◆ DO THIS: The line containing "fig = plt.figure(figsize=(W" marks the end: extract everything from the first line of the data through that line, exactly, with no pictures.

⁂

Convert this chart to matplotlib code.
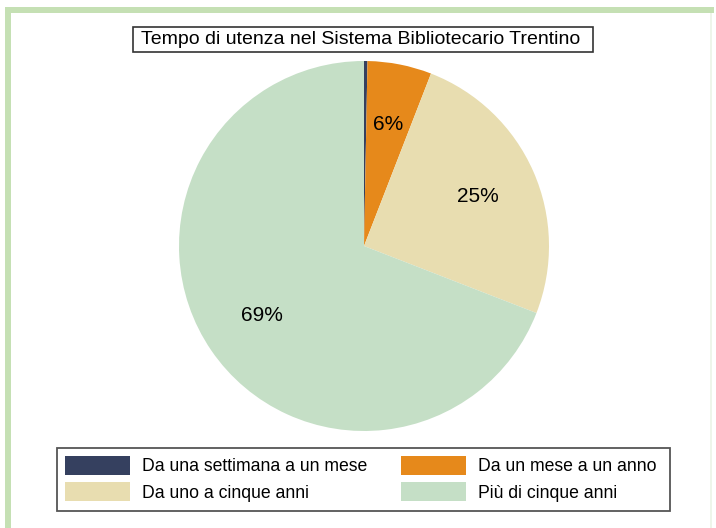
import matplotlib.pyplot as plt
from matplotlib.patches import Rectangle

plt.rcParams['font.family'] = ['Liberation Sans', 'DejaVu Sans']

# Data
TITLE = 'Tempo di utenza nel Sistema Bibliotecario Trentino'
labels = ['Da una settimana a un mese', 'Da un mese a un anno',
          'Da uno a cinque anni', 'Più di cinque anni']
values = [0.3, 5.6, 25.0, 69.1]
colors = ['#35405f', '#e6891b', '#e8ddb0', '#c5dfc6']

W, H = 716, 528
BORDER = '#c5e0b4'


def pct_label(p):
    return '%d%%' % round(p) if p >= 1 else ''


def box(fig, x0, y0, x1, y1, **kw):
    # rectangle given in pixel coords measured from the top-left corner
    r = Rectangle((x0 / W, 1 - y1 / H), (x1 - x0) / W, (y1 - y0) / H,
                  transform=fig.transFigure, **kw)
    fig.patches.append(r)
    return r


def main():
    fig = plt.figure(figsize=(W / 100, H / 100), dpi=100)

    # green frame: thick on top and left, faint on the right
    box(fig, 5, 7, 714, 13, facecolor=BORDER, edgecolor='none')
    box(fig, 5, 7, 11, 528, facecolor=BORDER, edgecolor='none')
    box(fig, 710, 13, 712, 528, facecolor='#eef5ea', edgecolor='none')

    cx, cy, r = 364, 246, 185
    ax = fig.add_axes([(cx - r) / W, (H - cy - r) / H, 2 * r / W, 2 * r / H])
    wedges, texts, autotexts = ax.pie(values, colors=colors, startangle=90,
                                      counterclock=False, autopct=pct_label,
                                      pctdistance=0.67,
                                      wedgeprops=dict(linewidth=0),
                                      textprops=dict(fontsize=15))
    ax.set_xlim(-1, 1)
    ax.set_ylim(-1, 1)
    ax.axis('off')

    # title in a box
    box(fig, 133, 27, 593, 52, facecolor='white', edgecolor='#333333', linewidth=1.2)
    fig.text(361 / W, 1 - 39.5 / H, TITLE, ha='center', va='center', fontsize=14)

    # legend in a box
    box(fig, 57, 448, 670, 511, facecolor='white', edgecolor='#555555', linewidth=1.3)
    order = [0, 2, 1, 3]
    fig.legend([wedges[i] for i in order], [labels[i] for i in order],
               ncol=2, loc='upper left', bbox_to_anchor=(65 / W, 1 - 456 / H),
               fontsize=12.7, handlelength=3.7, handleheight=1.25,
               handletextpad=0.68, columnspacing=1.9, labelspacing=0.4,
               borderpad=0, borderaxespad=0, frameon=False)

    fig.savefig('out.png', dpi=100)


if __name__ == '__main__':
    main()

⁂

◆ FINAL RESULT:
Convert this chart to matplotlib code.
import matplotlib.pyplot as plt
from matplotlib.patches import Rectangle

plt.rcParams['font.family'] = ['Liberation Sans', 'DejaVu Sans']

# Data
TITLE = 'Tempo di utenza nel Sistema Bibliotecario Trentino'
labels = ['Da una settimana a un mese', 'Da un mese a un anno',
          'Da uno a cinque anni', 'Più di cinque anni']
values = [0.3, 5.6, 25.0, 69.1]
colors = ['#35405f', '#e6891b', '#e8ddb0', '#c5dfc6']

W, H = 716, 528
BORDER = '#c5e0b4'


def pct_label(p):
    return '%d%%' % round(p) if p >= 1 else ''


def box(fig, x0, y0, x1, y1, **kw):
    # rectangle given in pixel coords measured from the top-left corner
    r = Rectangle((x0 / W, 1 - y1 / H), (x1 - x0) / W, (y1 - y0) / H,
                  transform=fig.transFigure, **kw)
    fig.patches.append(r)
    return r


def main():
    fig = plt.figure(figsize=(W / 100, H / 100), dpi=100)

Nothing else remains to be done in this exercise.